= East 4th Street (Cleveland) =

Avenue in Cleveland Ohio

Official logo

East 4th Street is a major pedestrian zone in Downtown Cleveland, Ohio, known for its food, entertainment, and nightlife. The street runs south from Euclid Avenue to Prospect Avenue. Once a very run down street, the area has been renovated and revitalized by the establishment of numerous restaurants, bars, nightclubs, and apartments, turning it into one of the main nightlife hotspots in the city.

==Overview==
The old Cleveland Arcade is located across Euclid Avenue from East 4th Street. The historic May Company Ohio Building is down Euclid Avenue toward Public Square. The new The Beacon apartment tower is across the street and down on East 6th Street. The Park Building, The Lofts at Rosetta Center, The Euclid, The Frederick, The Commercial, The Windsor, and The Buckeye Building are all apartment blocks in the area.
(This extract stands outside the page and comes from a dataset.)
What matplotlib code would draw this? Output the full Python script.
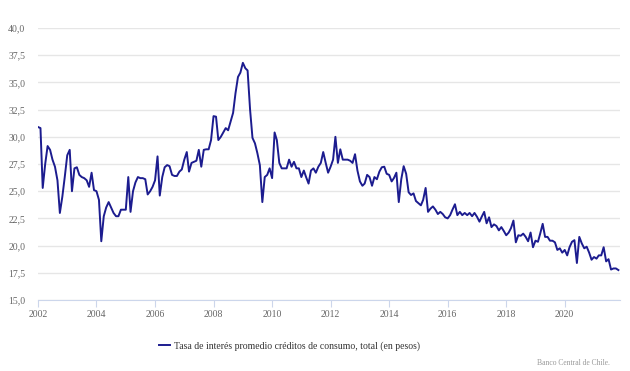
import matplotlib
matplotlib.use('Agg')
import matplotlib.pyplot as plt
import matplotlib.dates as mdates
from matplotlib.ticker import FuncFormatter
import pandas as pd

# valores mensuales, por año (ene..dic)
y2002 = [30.9, 30.8, 25.3, 27.5, 29.15, 28.8, 27.9, 27.25, 26.0, 23.0, 24.5, 26.3]
y2003 = [28.3, 28.8, 25.0, 27.1, 27.2, 26.5, 26.3, 26.2, 26.0, 25.4, 26.7, 25.1]
y2004 = [25.0, 24.2, 20.4, 22.7, 23.5, 24.0, 23.5, 23.0, 22.7, 22.7, 23.3, 23.3]
y2005 = [23.3, 26.3, 23.1, 25.0, 25.8, 26.3, 26.2, 26.2, 26.1, 24.7, 25.0, 25.4]
y2006 = [26.0, 28.2, 24.6, 26.3, 27.2, 27.4, 27.3, 26.5, 26.4, 26.4, 26.8, 27.0]
y2007 = [27.9, 28.6, 26.8, 27.6, 27.7, 27.8, 28.8, 27.25, 28.8, 28.85, 28.85, 29.7]
y2008 = [31.9, 31.85, 29.7, 30.0, 30.4, 30.8, 30.6, 31.4, 32.2, 34.0, 35.5, 35.9]
y2009 = [36.8, 36.3, 36.1, 32.5, 29.9, 29.4, 28.5, 27.4, 24.0, 26.3, 26.5, 27.1]
y2010 = [26.2, 30.4, 29.7, 27.6, 27.1, 27.1, 27.1, 27.9, 27.25, 27.7, 27.1, 27.1]
y2011 = [26.3, 26.9, 26.3, 25.7, 26.9, 27.1, 26.7, 27.25, 27.6, 28.6, 27.6, 26.7]
y2012 = [27.25, 27.9, 30.0, 27.6, 28.85, 27.9, 27.9, 27.9, 27.8, 27.6, 28.4, 26.9]
y2013 = [25.9, 25.5, 25.7, 26.5, 26.3, 25.5, 26.3, 26.1, 26.8, 27.2, 27.25, 26.6]
y2014 = [26.5, 25.9, 26.2, 26.7, 24.0, 26.1, 27.3, 26.6, 24.9, 24.65, 24.8, 24.1]
y2015 = [23.9, 23.7, 24.2, 25.3, 23.1, 23.4, 23.6, 23.3, 22.9, 23.1, 22.9, 22.6]
y2016 = [22.5, 22.8, 23.3, 23.8, 22.8, 23.1, 22.8, 23.0, 22.8, 23.0, 22.7, 23.0]
y2017 = [22.65, 22.2, 22.65, 23.1, 22.05, 22.6, 21.7, 21.95, 21.8, 21.4, 21.7, 21.35]
y2018 = [20.95, 21.2, 21.6, 22.3, 20.3, 20.95, 20.9, 21.1, 20.8, 20.4, 21.2, 19.85]
y2019 = [20.45, 20.35, 21.1, 22.0, 20.8, 20.8, 20.45, 20.45, 20.3, 19.6, 19.75, 19.35]
y2020 = [19.6, 19.1, 19.85, 20.35, 20.5, 18.4, 20.8, 20.2, 19.75, 19.9, 19.35, 18.7]
y2021 = [18.95, 18.8, 19.1, 19.1, 19.85, 18.55, 18.75, 17.8, 17.9, 17.9, 17.75]

tasa = (y2002 + y2003 + y2004 + y2005 + y2006 + y2007 + y2008 + y2009 + y2010
        + y2011 + y2012 + y2013 + y2014 + y2015 + y2016 + y2017 + y2018 + y2019
        + y2020 + y2021)
fechas = pd.date_range("2002-01-01", periods=len(tasa), freq="MS")

serie_label = "Tasa de interés promedio créditos de consumo, total (en pesos)"
credito = "Banco Central de Chile."

plt.rcParams['font.family'] = ['Liberation Serif', 'DejaVu Serif']

fig = plt.figure(figsize=(6.3, 3.71), dpi=100)
ax = fig.add_axes([0.0603, 0.1914, 0.9237, 0.7331])

linea, = ax.plot(fechas, tasa, color='#1c1c8f', linewidth=1.4, label=serie_label)

ax.set_ylim(15, 40)
ax.set_yticks([15, 17.5, 20, 22.5, 25, 27.5, 30, 32.5, 35, 37.5, 40])
ax.yaxis.set_major_formatter(FuncFormatter(lambda v, p: f"{v:.1f}".replace('.', ',')))
ax.set_xlim(pd.Timestamp("2002-01-01"), pd.Timestamp("2021-11-20"))
ax.xaxis.set_major_locator(mdates.YearLocator(2))
ax.xaxis.set_major_formatter(mdates.DateFormatter('%Y'))

ax.grid(axis='y', color='#e6e6e6', linewidth=1)
ax.set_axisbelow(True)
for s in ['top', 'right', 'left']:
    ax.spines[s].set_visible(False)
ax.spines['bottom'].set_color('#ccd6eb')
ax.tick_params(axis='y', length=0, pad=9, labelsize=7, labelcolor='#666666')
ax.tick_params(axis='x', length=5, color='#ccd6eb', pad=2, labelsize=7, labelcolor='#666666')

fig.legend(handles=[linea], loc='center left', bbox_to_anchor=(0.238, 0.067),
           frameon=False, fontsize=7, handlelength=1.2, handletextpad=0.4,
           labelcolor='#333333')
fig.text(0.968, 0.022, credito, ha='right', va='center', fontsize=5.5, color='#999999')

fig.savefig('out.png', dpi=100)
Additionally, the district butts up against the Gateway Sports and Entertainment Complex which includes Rocket Mortgage FieldHouse, home of the Cleveland Cavaliers, Progressive Field, home of the Cleveland Guardians, and numerous bars and restaurants.

The street is given a Mardi Gras atmosphere due to its being festooned with over hanging bubble lights along the entire length of the avenue. No vehicular traffic is allowed to travel up or down the street due to the heavy foot traffic.